The chances of a devaluation of the Lebanese pound are very remote in the short and medium term despite the negative economic indicators and the growing demand for the U.S. dollar, bankers and economists said Wednesday. “I am not worried about the pound at this stage. The national currency can withstand pressure as long as the government shows determination to implement reforms,” Louis Hobeika, professor of economics and finance at Notre Dame University-Louaize, told The Daily Star.
In recent weeks, the market has been awash with rumors that the pound was on the edge of total collapse due to a lack of confidence in the national currency and fears of an imminent downgrade of Lebanon by international rating agency Standards & Poor’s.
Despite the assurances of Central Bank Gov. Riad Salameh that the pound was stable and would remain so, many exchange dealers in the country sold the dollar at between LL1,530 and LL1,540. The official exchange rate of the pound against the dollar is LL1,507 to LL1,514, depending on the amount of money and the exchange dealer.
Some commercial banks have, under different pretexts, refused client requests to convert Lebanese pound accounts to dollars. Some bank employees have justified these actions as measures to contain the run on the U.S. dollar.
But other bankers insisted they always met the requests of their customers to convert Lebanese pound accounts to dollars.
Lebanon, like many states, is a dollarized economy, with more than 67 percent of deposits in the U.S. currency.
A number private universities have asked to receive college tuitions in dollars only.
Hobeika added that one effective way to boost confidence in the pound and the economy was to attract investments to the country.
“Lebanon is a small country and an investment of around $1 billion to $2 billion a year can turn the economy around and even contain the rush on the dollar,” he said.
Hobeika argued that Lebanese politicians had no choice but to implement reforms.
He and other bankers have ruled out the possibility that S&P will downgrade Lebanon from B- to CCC+ later this week, thanks to intensive negotiations between senior Lebanese officials and senior executives from the rating agency.

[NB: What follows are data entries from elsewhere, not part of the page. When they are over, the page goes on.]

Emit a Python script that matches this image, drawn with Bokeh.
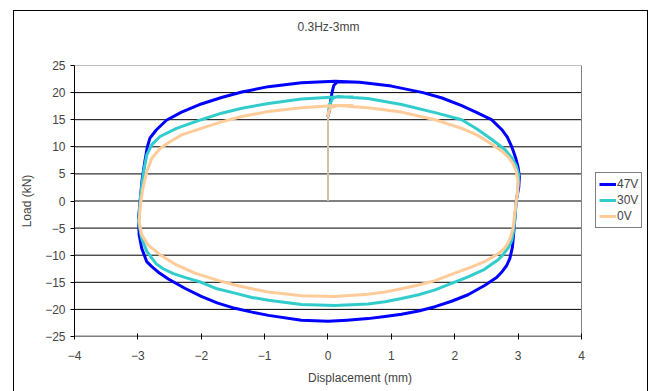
from bokeh.plotting import figure
from bokeh.models import FixedTicker, Legend, LegendItem, Title
from bokeh.embed import file_html
from bokeh.resources import INLINE

# ---- data ----
series_names = ["47V", "30V", "0V"]
title_text = "0.3Hz-3mm"
x_ticks = [-4, -3, -2, -1, 0, 1, 2, 3, 4]
y_ticks = [-25, -20, -15, -10, -5, 0, 5, 10, 15, 20, 25]

# initial loading (vertical rise from the origin)
init_disp_47v = [0.0, 0.0]
init_load_47v = [0.0, 15.5]
init_disp_30v = [0.0, 0.0]
init_load_30v = [0.0, 15.5]
init_disp_0v = [0.0, 0.0]
init_load_0v = [0.0, 15.5]

# hysteresis loops
disp_47v = [0.0, 0.03, 0.06, 0.09, 0.15, 0.5, 1.0, 1.5, 1.8, 2.11, 2.35, 2.58, 2.74, 2.83, 2.90, 2.96, 3.0, 3.02,
            3.01, 2.97, 2.95, 2.93, 2.91, 2.87, 2.82, 2.75, 2.66, 2.47, 2.21, 1.95, 1.69, 1.43, 1.16, 0.9, 0.63,
            0.3, 0.0, -0.42, -0.94, -1.2, -1.47, -1.75, -2.0, -2.26, -2.52, -2.66, -2.78, -2.86, -2.94, -2.98,
            -2.99, -2.96, -2.93, -2.89, -2.85, -2.81, -2.71, -2.55, -2.31, -2.0, -1.68, -1.36, -0.94, -0.42,
            0.11, 0.5]
load_47v = [15.5, 17.5, 19.8, 21.3, 22.0, 21.9, 21.2, 20.0, 19.0, 17.6, 16.3, 15.0, 13.2, 11.8, 10.0, 8.0, 6.2, 4.5,
            2.5, 0.0, -3.0, -6.0, -8.5, -10.6, -11.9, -13.0, -14.1, -15.6, -17.3, -18.5, -19.5, -20.3, -20.9,
            -21.3, -21.7, -22.0, -22.2, -22.0, -21.1, -20.5, -19.8, -18.8, -17.6, -16.1, -14.4, -13.3, -12.1,
            -11.2, -8.7, -6.2, -3.2, 0.6, 4.2, 7.3, 10.0, 11.6, 13.1, 14.9, 16.4, 17.9, 19.1, 20.1, 21.1, 21.8,
            22.1, 21.9]

disp_30v = [0.0, 0.02, 0.08, 0.16, 0.63, 1.16, 1.69, 2.11, 2.35, 2.58, 2.79, 2.90, 2.97, 3.01, 2.99, 2.97, 2.95,
            2.93, 2.90, 2.84, 2.76, 2.69, 2.47, 2.21, 1.95, 1.69, 1.43, 1.16, 0.9, 0.63, 0.11, -0.42, -0.94, -1.2,
            -1.47, -1.75, -2.0, -2.26, -2.44, -2.60, -2.71, -2.86, -2.94, -2.99, -2.96, -2.91, -2.86, -2.78, -2.65,
            -2.39, -2.0, -1.68, -1.36, -0.94, -0.42, 0.11, 0.4]
load_30v = [15.5, 17.7, 19.0, 19.3, 18.9, 17.8, 16.3, 15.0, 13.3, 11.4, 9.5, 8.0, 6.5, 4.8, 1.5, 0.0, -3.0,
            -5.5, -7.3, -8.7, -9.9, -10.8, -12.6, -14.0, -15.2, -16.4, -17.3, -18.0, -18.6, -19.0, -19.3, -19.1,
            -18.3, -17.8, -17.0, -16.2, -15.0, -14.1, -13.4, -12.5, -11.6, -9.3, -6.9, -3.8, 0.6, 5.4, 8.5, 10.4,
            11.9, 13.4, 15.0, 16.2, 17.1, 18.0, 18.8, 19.2, 19.2]

disp_0v = [0.0, 0.01, 0.05, 0.16, 0.63, 1.16, 1.69, 2.11, 2.35, 2.58, 2.74, 2.84, 2.92, 2.97, 3.0, 2.99, 2.97,
           2.94, 2.92, 2.88, 2.84, 2.78, 2.69, 2.47, 2.26, 2.0, 1.69, 1.43, 1.16, 0.9, 0.63, 0.11, -0.42, -0.94,
           -1.2, -1.47, -1.75, -2.10, -2.39, -2.65, -2.84, -2.94, -2.98, -2.96, -2.92, -2.86, -2.78, -2.65, -2.5,
           -2.31, -2.0, -1.68, -1.36, -0.94, -0.42, 0.11, 0.4]
load_0v = [15.5, 16.5, 17.3, 17.6, 17.2, 16.4, 15.0, 13.4, 12.2, 10.5, 9.2, 8.2, 6.9, 5.5, 3.5, 1.5, 0.0,
           -3.0, -5.0, -6.7, -7.8, -8.8, -9.7, -11.2, -12.2, -13.3, -14.7, -15.5, -16.2, -16.8, -17.2, -17.6,
           -17.5, -16.8, -16.2, -15.5, -14.6, -13.3, -11.8, -9.9, -8.1, -6.2, -3.8, -0.7, 2.4, 5.4, 7.9, 9.7, 10.9,
           12.2, 13.4, 14.6, 15.6, 16.5, 17.2, 17.6, 17.6]

FONT = "Liberation Sans"
BLUE, CYAN, ORANGE = "#0000FF", "#33CCCC", "#FFCC99"
X0, X1 = x_ticks[0], x_ticks[-1]
Y0, Y1 = y_ticks[0], y_ticks[-1]

# the frame is widened to the right so that the legend can sit beside the plot area
p = figure(width=635, height=381, x_range=(X0, 5.01), y_range=(Y0, Y1),
           output_backend="svg", toolbar_location=None,
           min_border_left=60, min_border_right=4, min_border_top=54, min_border_bottom=56,
           title=title_text)
p.margin = (10, 0, 0, 13)
p.styles = {"border-left": "1px solid black", "border-top": "1px solid black",
            "border-right": "1px solid black"}

# main title (outermost), with a blank spacer title between it and the plot area
p.title.align = "left"
p.title.offset = 223
p.title.vertical_align = "bottom"
p.title.standoff = 0
p.title.text_font = FONT
p.title.text_font_size = "12px"
p.title.text_font_style = "normal"
spacer = Title(text=" ", standoff=16, text_font=FONT, text_font_size="12px")
p.add_layout(spacer, "above")

p.outline_line_color = None
p.background_fill_color = "white"
p.border_fill_color = "white"
p.grid.visible = False

p.xaxis.ticker = FixedTicker(ticks=x_ticks)
p.yaxis.ticker = FixedTicker(ticks=y_ticks)

for ax in (p.xaxis, p.yaxis):
    ax.major_tick_line_color = "black"
    ax.minor_tick_line_color = None
    ax.major_label_text_font = FONT
    ax.major_label_text_font_size = "12px"
    ax.axis_label_text_font = FONT
    ax.axis_label_text_font_size = "12px"
    ax.axis_label_text_font_style = "normal"

p.xaxis.axis_line_color = None
p.xaxis.major_tick_in = 3
p.xaxis.major_tick_out = 3
p.xaxis.major_label_standoff = 11
p.xaxis.axis_label = "Displacement (mm)"
p.xaxis.axis_label_standoff = 8

p.yaxis.axis_line_color = "black"
p.yaxis.major_tick_in = 0
p.yaxis.major_tick_out = 4
p.yaxis.major_label_standoff = 5
p.yaxis.axis_label = "Load (kN)"
p.yaxis.axis_label_standoff = 8

# horizontal gridlines over the plot area only
grid_y = y_ticks[1:-1]
p.segment(x0=[X0] * len(grid_y), y0=grid_y, x1=[X1] * len(grid_y), y1=grid_y,
          line_color="black", line_width=1)
# plot area border: top and right in grey, bottom axis line in black
p.segment(x0=[X0, X1], y0=[Y1, Y0], x1=[X1, X1], y1=[Y1, Y1], line_color="#808080", line_width=1)
p.segment(x0=[X0], y0=[Y0], x1=[X1], y1=[Y0], line_color="black", line_width=1.5)

r1 = p.line(disp_47v, load_47v, line_color=BLUE, line_width=3, line_join="round")
r2 = p.line(disp_30v, load_30v, line_color=CYAN, line_width=3, line_join="round")
r3 = p.line(disp_0v, load_0v, line_color=ORANGE, line_width=3, line_join="round")
p.line(init_disp_47v, init_load_47v, line_color=BLUE, line_width=1.5)
p.line(init_disp_30v, init_load_30v, line_color=CYAN, line_width=1.5)
p.line(init_disp_0v, init_load_0v, line_color=ORANGE, line_width=1.5)

legend = Legend(items=[LegendItem(label=series_names[0], renderers=[r1]),
                       LegendItem(label=series_names[1], renderers=[r2]),
                       LegendItem(label=series_names[2], renderers=[r3])],
                location=(521, 108))
legend.border_line_color = "black"
legend.border_line_width = 1
legend.background_fill_color = "white"
legend.padding = 3
legend.spacing = 0
legend.margin = 0
legend.label_height = 16
legend.glyph_height = 16
legend.glyph_width = 17
legend.label_standoff = 1
legend.label_text_font = FONT
legend.label_text_font_size = "12px"
p.add_layout(legend, "center")

open("out.html", "w").write(file_html(p, INLINE))
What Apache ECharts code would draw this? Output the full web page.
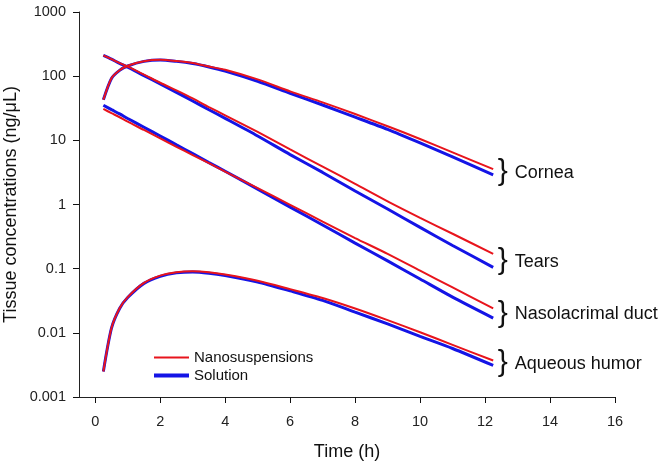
<!DOCTYPE html>
<html>
<head>
<meta charset="utf-8">
<script src="https://cdn.jsdelivr.net/npm/echarts@6/dist/echarts.min.js"></script>
<style>
html,body{margin:0;padding:0;background:#fff;}
#chart{width:661px;height:464px;}
</style>
</head>
<body>
<div id="chart"></div>
<script>
// Time points (h)
const times = [0.25, 0.5, 0.75, 1, 1.5, 2, 2.5, 3, 3.5, 4, 5, 6, 7, 8, 9, 10, 11, 12.25];

// Cornea (ng/µL)
const corneaNano = [43, 93, 124, 145, 171, 180, 172, 160, 141, 126, 89, 58, 39, 25.7, 16.6, 10.5, 6.5, 3.55];
const corneaSol  = [43, 92, 123, 144, 170, 179, 170, 157, 139, 120, 83, 54, 35.5, 23, 14.8, 9.1, 5.5, 2.9];

// Tears
const tearsNano = [211, 184, 160, 141, 106, 79, 60, 45, 33, 24.5, 13.5, 7.2, 3.9, 2.1, 1.12, 0.62, 0.35, 0.17];
const tearsSol  = [211, 184, 158, 138, 102, 76, 56, 41, 30, 22, 11.7, 6.0, 3.16, 1.62, 0.85, 0.44, 0.23, 0.105];

// Nasolacrimal duct
const ductNano = [30.8, 26.5, 22.9, 19.5, 14.5, 10.7, 7.9, 5.9, 4.4, 3.25, 1.8, 0.99, 0.54, 0.30, 0.17, 0.093, 0.051, 0.024];
const ductSol  = [35.2, 30.1, 25.8, 21.9, 16, 11.7, 8.5, 6.2, 4.5, 3.3, 1.74, 0.91, 0.48, 0.25, 0.132, 0.069, 0.036, 0.017];

// Aqueous humor
const aqueousNano = [0.0025, 0.0119, 0.0242, 0.036, 0.060, 0.078, 0.088, 0.091, 0.088, 0.081, 0.065, 0.048, 0.035, 0.024, 0.0158, 0.0102, 0.0065, 0.0037];
const aqueousSol  = [0.0025, 0.0118, 0.024, 0.0355, 0.059, 0.076, 0.086, 0.089, 0.085, 0.078, 0.062, 0.045, 0.032, 0.021, 0.0138, 0.0088, 0.0057, 0.0031];

const tissueLabels = ['Cornea', 'Tears', 'Nasolacrimal duct', 'Aqueous humor'];
const seriesNames = ['Nanosuspensions', 'Solution'];
const xTicks = [0, 2, 4, 6, 8, 10, 12, 14, 16];
const yTicks = [0.001, 0.01, 0.1, 1, 10, 100, 1000];

const RED = '#e8141c';
const BLUE = '#1414e6';
const FONT = 'Liberation Sans, Arial, sans-serif';

const groups = [
  {label: tissueLabels[0], nano: corneaNano, sol: corneaSol},
  {label: tissueLabels[1], nano: tearsNano, sol: tearsSol},
  {label: tissueLabels[2], nano: ductNano, sol: ductSol},
  {label: tissueLabels[3], nano: aqueousNano, sol: aqueousSol}
];

function pairs(vals) { return times.map((t, i) => [t, vals[i]]); }

const series = [];
groups.forEach(g => {
  series.push({
    name: seriesNames[1], type: 'line', data: pairs(g.sol), showSymbol: false, symbol: 'none',
    smooth: 0.25, lineStyle: {color: BLUE, width: 3}, itemStyle: {color: BLUE}, z: 2
  });
});
groups.forEach(g => {
  const last = times.length - 1;
  const mid = Math.sqrt(g.nano[last] * g.sol[last]);
  series.push({
    name: seriesNames[0], type: 'line', data: pairs(g.nano), showSymbol: false, symbol: 'none',
    smooth: 0.25, lineStyle: {color: RED, width: 2}, itemStyle: {color: RED}, z: 3,
    markPoint: {
      symbol: 'circle', symbolSize: 1, itemStyle: {color: 'rgba(0,0,0,0)'},
      silent: true,
      data: [{coord: [times[last], mid], value: g.label}],
      label: {
        show: true, position: 'right', distance: 4,
        fontSize: 30, fontFamily: FONT, color: '#111',
        formatter: '}{t|' + g.label + '}',
        rich: {
          t: {fontSize: 18, fontFamily: FONT, color: '#111', verticalAlign: 'middle', padding: [2, 0, 0, 7]}
        }
      }
    }
  });
});

const chart = echarts.init(document.getElementById('chart'), null, {renderer: 'canvas'});
chart.setOption({
  animation: false,
  backgroundColor: '#fff',
  textStyle: {fontFamily: FONT},
  grid: {left: 79, right: 46, top: 12, bottom: 67, containLabel: false, outerBoundsMode: 'none'},
  legend: [{
    orient: 'vertical', left: 149, top: 345, itemWidth: 35, itemHeight: 2,
    data: [{name: seriesNames[0], icon: 'rect'}],
    textStyle: {fontSize: 15, color: '#111'},
    selectedMode: false
  }, {
    orient: 'vertical', left: 149, top: 363, itemWidth: 35, itemHeight: 4,
    data: [{name: seriesNames[1], icon: 'rect'}],
    textStyle: {fontSize: 15, color: '#111'},
    selectedMode: false
  }],
  xAxis: {
    type: 'value', min: -0.5, max: 16,
    name: 'Time (h)', nameLocation: 'middle', nameGap: 46, nameMoveOverlap: false,
    nameTextStyle: {fontSize: 18, color: '#111'},
    axisLine: {onZero: false, lineStyle: {color: '#222', width: 1}},
    axisTick: {show: true, length: 6, inside: false, customValues: xTicks, lineStyle: {color: '#111', width: 1}},
    axisLabel: {customValues: xTicks, fontSize: 14.5, color: '#222', margin: 17},
    splitLine: {show: false}
  },
  yAxis: {
    type: 'log', logBase: 10, min: 0.001, max: 1000,
    name: 'Tissue concentrations (ng/μL)', nameLocation: 'middle', nameGap: 59, nameMoveOverlap: false,
    nameTextStyle: {fontSize: 18, color: '#111'},
    axisLine: {show: true, onZero: false, lineStyle: {color: '#222', width: 1}},
    axisTick: {show: true, length: 6, inside: false, lineStyle: {color: '#111', width: 1}},
    axisLabel: {fontSize: 14.5, color: '#222', margin: 13,
      formatter: v => String(+Number(v).toPrecision(6))},
    splitLine: {show: false},
    minorTick: {show: false}
  },
  series: series
});
</script>
</body>
</html>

Salameh recently warned that floating the pound could lead to hyperinflation. “Our commitment to a stable exchange rate serves price stability, which is needed to maintain inflows in foreign currencies,” the governor said in lecture at the Holy Spirit University of Kaslik last Friday.
“Lebanon has a dollarized economy and is a net large importer. The dollar is used in 75 percent of the transactions in our local market. The deficit of our current account exceeds 20 percent of our GDP for the last three years. Floating the currency will undermine confidence and thus the inflows. It will also create hyperinflation. Dollarization and low exports will hinder us from gaining a competitive advantage. Of course, maintaining the peg is costly for Banque du Liban, but less costly than floating the currency.”
Marwan Kheireddine, chairman of AL-MAWARID Bank, said BDL had sufficient and effective tools to keep the pound stable at least for the medium term.
“There has been lot of speculations and rumors about the pound. I can assure [you] that there is no imminent risk to the national pound because the Central Bank has over $30 billion in foreign currency reserves,” he said.
Kheireddine added that S&P had no intention to downgrade Lebanon later this week, after Salameh and Finance Minister Ali Hasan Khalil reportedly persuaded the rating agency that Lebanon was determined to cut the budget deficit.
“The Cabinet plans to submit the 2020 draft budget soon and is also keen to implement the electricity reforms early next year. The exploration of gas and oil will also improve confidence in the country,” he added.
Ghassan Ayash, former vice governor of the Central Bank, did not see any immediate threat to the pound, but expressed deep concern about huge capital outflows from the country in the first five months of this year. “I am concerned about capital flight from Lebanon. The balance of payment in the first five months registered a deficit of more than $5 billion,” Ayash said.
Nassib Ghobril, head of economic research at Byblos Bank, insisted that the pound was stable and there was no pressure on the exchange rate.
“The overwhelming majority of the monetary mass in foreign currency is at commercial banks,” he told The Daily Star.
“The rumors about the exchange rate at some opportunistic money dealers does not reflect the broader situation in the market and should not be generalized. The exchange trade among banks is trading within the margins set by Banque du Liban. In any case, the Lebanese pound is stable and there is no pressure on the exchange rate.”